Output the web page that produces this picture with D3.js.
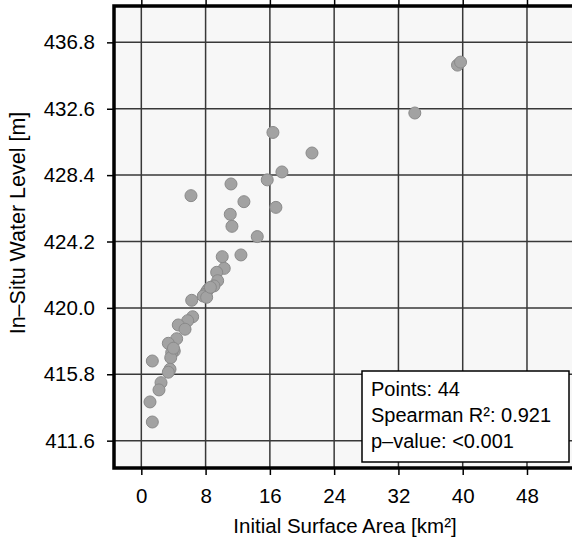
<!DOCTYPE html>
<html>
<head>
<meta charset="utf-8">
<script src="https://cdn.jsdelivr.net/npm/d3@7"></script>
<style>
  html, body { margin: 0; padding: 0; background: #ffffff; }
  svg { display: block; }
  text { font-family: "Liberation Sans", Arial, Helvetica, sans-serif; fill: #000; }
</style>
</head>
<body>
<svg id="chart" width="572" height="539"></svg>
<script>
// Initial surface area (km²) per reservoir
const areaKm2 = [
  39.35, 39.73, 34.04, 16.38, 21.24, 17.5, 15.67, 11.16, 6.18, 12.77,
  16.75, 11.07, 11.28, 14.43, 10.07, 12.4, 10.32, 9.38, 9.5, 9.04,
  8.33, 8.13, 7.92, 7.71, 8.13, 6.27, 6.39, 5.77, 4.6, 5.44,
  4.4, 3.36, 4.1, 3.78, 3.66, 1.37, 3.57, 3.36, 2.45, 2.2,
  1.08, 1.37, 8.6, 4.0
];
// Matching in-situ water level (m)
const levelM = [
  435.36, 435.55, 432.33, 431.1, 429.8, 428.6, 428.1, 427.84, 427.1, 426.72,
  426.36, 425.92, 425.16, 424.51, 423.24, 423.35, 422.5, 422.25, 421.72, 421.39,
  421.18, 421.03, 420.86, 420.75, 420.67, 420.48, 419.44, 419.19, 418.92, 418.65,
  418.05, 417.76, 417.27, 417.17, 416.85, 416.64, 416.12, 415.93, 415.27, 414.81,
  414.05, 412.78, 421.3, 417.45
];

const xTicks = [0, 8, 16, 24, 32, 40, 48];
const yTicks = [411.6, 415.8, 420.0, 424.2, 428.4, 432.6, 436.8];

const statLines = ["Points: 44", "Spearman R²: 0.921", "p–value: <0.001"];

const svg = d3.select("#chart");
const pLeft = 114, pRight = 576, pTop = 6, pBottom = 468;

const x = d3.scaleLinear().domain([-3.4, 54.1]).range([pLeft, pRight]);
const y = d3.scaleLinear().domain([409.87, 439.1]).range([pBottom, pTop]);

// plot background
svg.append("rect")
  .attr("x", pLeft).attr("y", pTop)
  .attr("width", pRight - pLeft).attr("height", pBottom - pTop)
  .attr("fill", "#f7f7f7");

// grid
const grid = svg.append("g").attr("stroke", "#383838").attr("stroke-width", 1.5);
grid.selectAll("line.gx").data(xTicks).join("line")
  .attr("class", "gx")
  .attr("x1", d => x(d)).attr("x2", d => x(d))
  .attr("y1", pTop).attr("y2", pBottom);
grid.selectAll("line.gy").data(yTicks).join("line")
  .attr("class", "gy")
  .attr("x1", pLeft).attr("x2", pRight)
  .attr("y1", d => y(d)).attr("y2", d => y(d));

// points
const pts = areaKm2.map((a, i) => ({ a, l: levelM[i] }));
svg.append("g").selectAll("circle").data(pts).join("circle")
  .attr("cx", d => x(d.a)).attr("cy", d => y(d.l)).attr("r", 6)
  .attr("fill", "#a2a2a2").attr("stroke", "#8a8a8a").attr("stroke-width", 1);

// axes
const fmtY = d3.format(".1f");
const xAxis = svg.append("g").attr("transform", `translate(0,${pBottom})`)
  .call(d3.axisBottom(x).tickValues(xTicks).tickSize(7).tickPadding(13).tickSizeOuter(0));
const xTopAxis = svg.append("g").attr("transform", `translate(0,${pTop})`)
  .call(d3.axisTop(x).tickValues(xTicks).tickSize(7).tickFormat("").tickSizeOuter(0));
const yAxis = svg.append("g").attr("transform", `translate(${pLeft},0)`)
  .call(d3.axisLeft(y).tickValues(yTicks).tickFormat(fmtY).tickSize(7).tickPadding(12).tickSizeOuter(0));

[xAxis, xTopAxis, yAxis].forEach(g => {
  g.select(".domain").remove();
  g.selectAll(".tick line").attr("stroke", "#000").attr("stroke-width", 1.5);
  g.selectAll(".tick text").style("font-size", "20.5px")
    .style("font-family", "'Liberation Sans', Arial, sans-serif").attr("fill", "#111");
});

// frame
svg.append("path")
  .attr("d", `M${pRight},${pTop}H${pLeft}V${pBottom}H${pRight}`)
  .attr("fill", "none").attr("stroke", "#000").attr("stroke-width", 3.5);

// axis titles
svg.append("text")
  .attr("x", (pLeft + pRight) / 2).attr("y", 533)
  .attr("text-anchor", "middle").style("font-size", "20.5px").attr("fill", "#111")
  .text("Initial Surface Area [km²]");
svg.append("text")
  .attr("transform", "translate(25,223) rotate(-90)")
  .attr("text-anchor", "middle").style("font-size", "21.5px").attr("fill", "#111")
  .text("In–Situ Water Level [m]");

// statistics box
const box = svg.append("g");
box.append("rect")
  .attr("x", 362).attr("y", 371).attr("width", 207).attr("height", 91)
  .attr("fill", "#ffffff").attr("stroke", "#000").attr("stroke-width", 1.5);
box.selectAll("text").data(statLines).join("text")
  .attr("x", 371).attr("y", (d, i) => 396 + i * 26)
  .style("font-size", "20px").attr("fill", "#111")
  .text(d => d);
</script>
</body>
</html>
---*---
## GIVEN TASK
Could the lines from the top of the material through the line with "d3.scaleLinear().domain([409.87, 439.1]).range([pBottom, pTop]);" be repeated exactly, pictures left out?

## SOLUTION TO THE PROBLEM
Output the web page that produces this picture with D3.js.
<!DOCTYPE html>
<html>
<head>
<meta charset="utf-8">
<script src="https://cdn.jsdelivr.net/npm/d3@7"></script>
<style>
  html, body { margin: 0; padding: 0; background: #ffffff; }
  svg { display: block; }
  text { font-family: "Liberation Sans", Arial, Helvetica, sans-serif; fill: #000; }
</style>
</head>
<body>
<svg id="chart" width="572" height="539"></svg>
<script>
// Initial surface area (km²) per reservoir
const areaKm2 = [
  39.35, 39.73, 34.04, 16.38, 21.24, 17.5, 15.67, 11.16, 6.18, 12.77,
  16.75, 11.07, 11.28, 14.43, 10.07, 12.4, 10.32, 9.38, 9.5, 9.04,
  8.33, 8.13, 7.92, 7.71, 8.13, 6.27, 6.39, 5.77, 4.6, 5.44,
  4.4, 3.36, 4.1, 3.78, 3.66, 1.37, 3.57, 3.36, 2.45, 2.2,
  1.08, 1.37, 8.6, 4.0
];
// Matching in-situ water level (m)
const levelM = [
  435.36, 435.55, 432.33, 431.1, 429.8, 428.6, 428.1, 427.84, 427.1, 426.72,
  426.36, 425.92, 425.16, 424.51, 423.24, 423.35, 422.5, 422.25, 421.72, 421.39,
  421.18, 421.03, 420.86, 420.75, 420.67, 420.48, 419.44, 419.19, 418.92, 418.65,
  418.05, 417.76, 417.27, 417.17, 416.85, 416.64, 416.12, 415.93, 415.27, 414.81,
  414.05, 412.78, 421.3, 417.45
];

const xTicks = [0, 8, 16, 24, 32, 40, 48];
const yTicks = [411.6, 415.8, 420.0, 424.2, 428.4, 432.6, 436.8];

const statLines = ["Points: 44", "Spearman R²: 0.921", "p–value: <0.001"];

const svg = d3.select("#chart");
const pLeft = 114, pRight = 576, pTop = 6, pBottom = 468;

const x = d3.scaleLinear().domain([-3.4, 54.1]).range([pLeft, pRight]);
const y = d3.scaleLinear().domain([409.87, 439.1]).range([pBottom, pTop]);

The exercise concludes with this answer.